It looks quite elegant in a sobre way. Nothing revolutionary but then Im not that much of a fan of futuristic complexes à la Allianz Arena. I particularly like the fact that the entrances are under the emerged part of the structure and that they will keep the huge red poles of the Delle Alpi on each end. I seem to have read somewhere that the capacity can be enlarged in the future if needed. It's not the first English-style stadium in Italy btw, (Genova's Marassi and a couple of minor ones already exist), but it will be the first stadium in Italy completely owned by the team.
Which brings me to my next point : fuck "marketing". Fuck 18 restos and 53 bars, fuck shopping malls and related cathedrals of mass consumerism, fuck special areas where to park the kids and fuck comfy reclinable seats. It's a FOOTBALL stadium, get it? Im going there to watch a game. A FOOTBALL game, ergo the closest thing to war for us pampered bastards who have never experienced it. You've already censored or bought off every form of dissent, you've made your anti "terrorism" laws permanent even though the Red Brigades are long gone, you've transformed the entire city into a giant Big Brother loft with your million cameras spread everywhere and your army of blue men patrolling the streets with their latest securitarian ghizmos.

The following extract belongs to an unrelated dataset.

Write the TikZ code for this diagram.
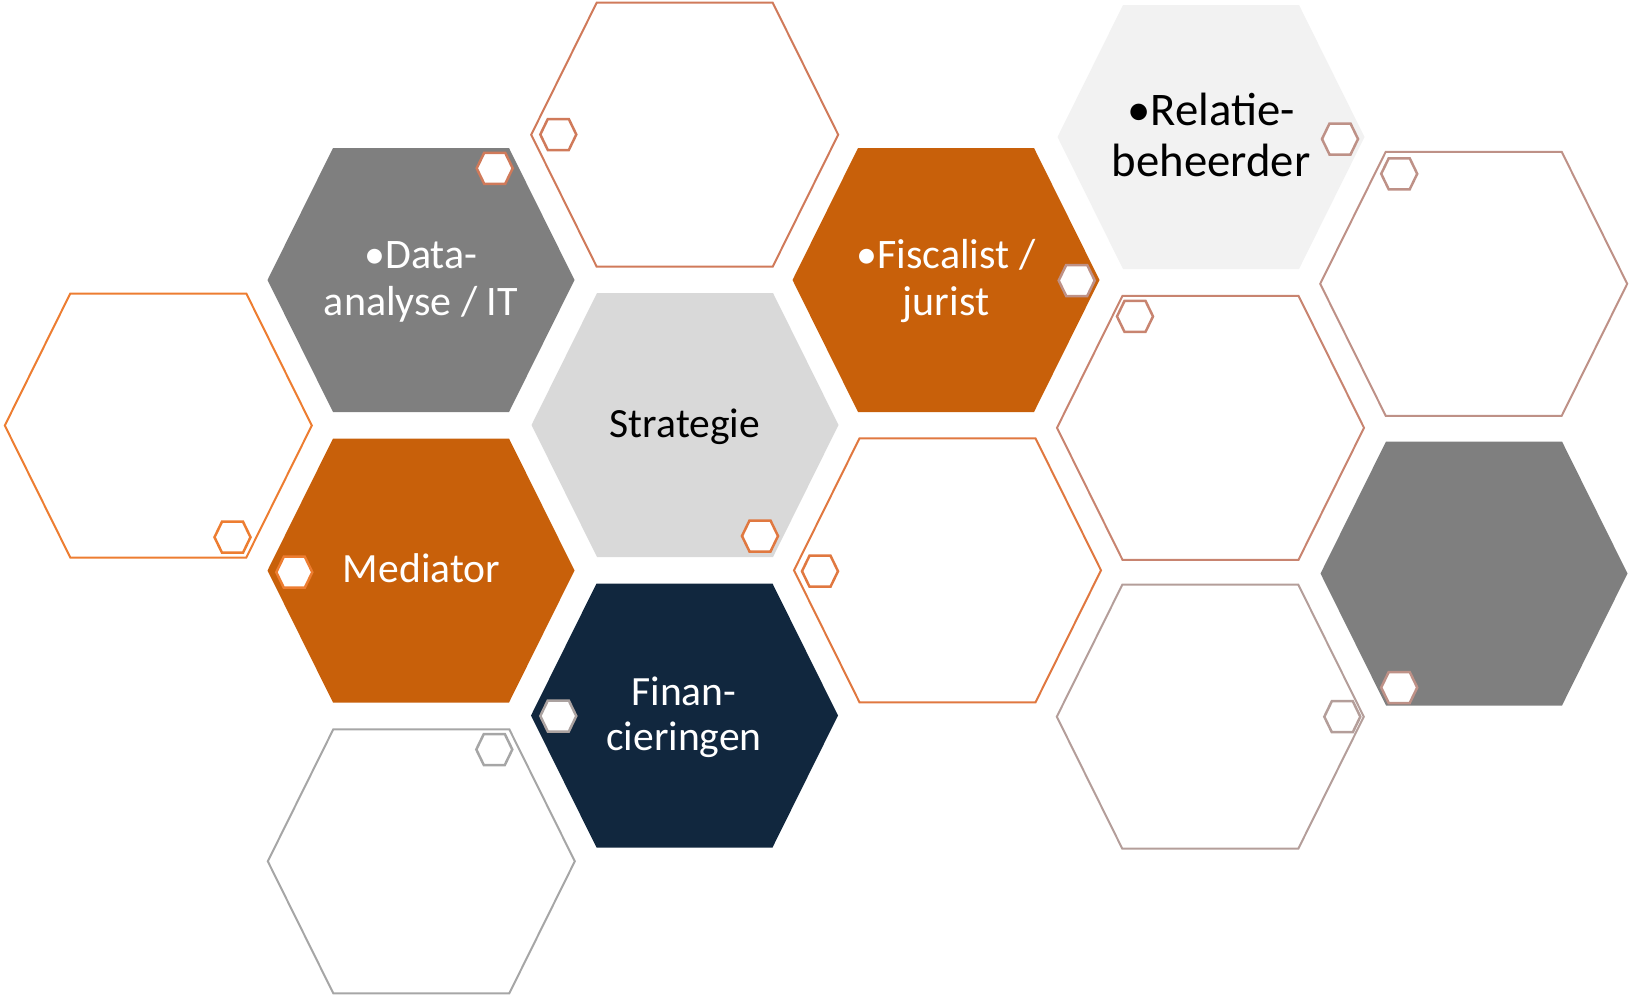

Christ, the students in Bologna managed to organise a 3 day long siege of the historic centre in the 70's : they wouldn't last 20 minutes today.
So the stadium is the last place where I can express my hostility towards this pre-shat, boboïstic, degenerate society where ignorance is a badge of honour and the law of "Lei non sa chi sono io" reigns supreme. Im going there to expell every square millimeter of air left in my lungs, to jump up and down like a rutting Padovano and to taunt the enemy with Nick's rotten pears and piss balloons. That's what Im going there for, NOT to cheer Krusty the Clown.
So Inter, go ahead and build your Emirates' clone in Rho-Pero : we'll stick to the one and only Scala del Calcio, and you will be shitting your pants every time you have to walk that distance from Piazzale Lotto and start spotting the majestic figure of the Beast on the horizon. Because Milano siamo noi, but you already knew this.